TASK DESCRIPTION:
Make an exact copy of the lines, leaving the pictures out.
<<<<
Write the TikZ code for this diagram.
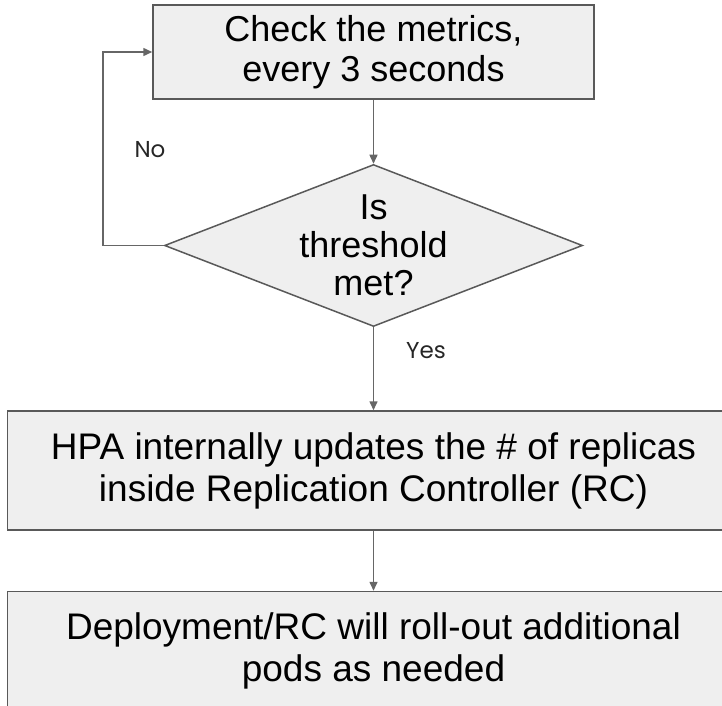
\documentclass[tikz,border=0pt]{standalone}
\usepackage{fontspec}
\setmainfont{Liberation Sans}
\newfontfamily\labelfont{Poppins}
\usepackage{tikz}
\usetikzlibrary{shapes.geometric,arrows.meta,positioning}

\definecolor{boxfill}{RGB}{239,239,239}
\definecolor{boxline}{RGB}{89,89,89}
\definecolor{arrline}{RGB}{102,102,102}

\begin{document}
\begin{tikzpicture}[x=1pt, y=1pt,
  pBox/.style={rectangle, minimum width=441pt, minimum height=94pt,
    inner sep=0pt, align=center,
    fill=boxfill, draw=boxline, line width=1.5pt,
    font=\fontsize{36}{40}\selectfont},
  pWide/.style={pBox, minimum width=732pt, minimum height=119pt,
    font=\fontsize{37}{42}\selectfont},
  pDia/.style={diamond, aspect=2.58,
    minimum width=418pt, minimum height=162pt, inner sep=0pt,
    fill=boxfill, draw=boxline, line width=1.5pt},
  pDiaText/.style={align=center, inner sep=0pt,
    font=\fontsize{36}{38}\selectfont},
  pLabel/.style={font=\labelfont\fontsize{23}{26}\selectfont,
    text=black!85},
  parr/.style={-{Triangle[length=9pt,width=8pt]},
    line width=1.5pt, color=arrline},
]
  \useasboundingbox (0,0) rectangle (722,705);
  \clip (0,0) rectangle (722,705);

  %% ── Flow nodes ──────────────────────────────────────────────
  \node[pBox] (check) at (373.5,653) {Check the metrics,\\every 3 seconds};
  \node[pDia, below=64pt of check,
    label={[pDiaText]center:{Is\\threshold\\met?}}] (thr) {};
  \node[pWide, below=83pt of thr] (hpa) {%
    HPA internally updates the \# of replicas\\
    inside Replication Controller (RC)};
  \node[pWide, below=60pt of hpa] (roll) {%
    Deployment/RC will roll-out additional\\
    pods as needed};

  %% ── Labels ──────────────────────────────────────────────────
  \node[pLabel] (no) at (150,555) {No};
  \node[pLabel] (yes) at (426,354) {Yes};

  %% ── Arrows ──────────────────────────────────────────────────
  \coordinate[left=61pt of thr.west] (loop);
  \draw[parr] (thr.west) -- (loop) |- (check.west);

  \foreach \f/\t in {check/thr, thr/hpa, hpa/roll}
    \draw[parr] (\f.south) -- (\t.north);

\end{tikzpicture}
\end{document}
>>>>
THE ANSWER:
Write the TikZ code for this diagram.
\documentclass[tikz,border=0pt]{standalone}
\usepackage{fontspec}
\setmainfont{Liberation Sans}
\newfontfamily\labelfont{Poppins}
\usepackage{tikz}
\usetikzlibrary{shapes.geometric,arrows.meta,positioning}

\definecolor{boxfill}{RGB}{239,239,239}
\definecolor{boxline}{RGB}{89,89,89}
\definecolor{arrline}{RGB}{102,102,102}

\begin{document}
\begin{tikzpicture}[x=1pt, y=1pt,
  pBox/.style={rectangle, minimum width=441pt, minimum height=94pt,
    inner sep=0pt, align=center,
    fill=boxfill, draw=boxline, line width=1.5pt,
    font=\fontsize{36}{40}\selectfont},
  pWide/.style={pBox, minimum width=732pt, minimum height=119pt,
    font=\fontsize{37}{42}\selectfont},
  pDia/.style={diamond, aspect=2.58,
    minimum width=418pt, minimum height=162pt, inner sep=0pt,
    fill=boxfill, draw=boxline, line width=1.5pt},
  pDiaText/.style={align=center, inner sep=0pt,
    font=\fontsize{36}{38}\selectfont},
  pLabel/.style={font=\labelfont\fontsize{23}{26}\selectfont,
    text=black!85},
  parr/.style={-{Triangle[length=9pt,width=8pt]},
    line width=1.5pt, color=arrline},
]
  \useasboundingbox (0,0) rectangle (722,705);
  \clip (0,0) rectangle (722,705);

  %% ── Flow nodes ──────────────────────────────────────────────
  \node[pBox] (check) at (373.5,653) {Check the metrics,\\every 3 seconds};
  \node[pDia, below=64pt of check,
    label={[pDiaText]center:{Is\\threshold\\met?}}] (thr) {};
  \node[pWide, below=83pt of thr] (hpa) {%
    HPA internally updates the \# of replicas\\
    inside Replication Controller (RC)};
  \node[pWide, below=60pt of hpa] (roll) {%
    Deployment/RC will roll-out additional\\
    pods as needed};

  %% ── Labels ──────────────────────────────────────────────────
  \node[pLabel] (no) at (150,555) {No};
  \node[pLabel] (yes) at (426,354) {Yes};

  %% ── Arrows ──────────────────────────────────────────────────
  \coordinate[left=61pt of thr.west] (loop);
  \draw[parr] (thr.west) -- (loop) |- (check.west);

  \foreach \f/\t in {check/thr, thr/hpa, hpa/roll}
    \draw[parr] (\f.south) -- (\t.north);

\end{tikzpicture}
\end{document}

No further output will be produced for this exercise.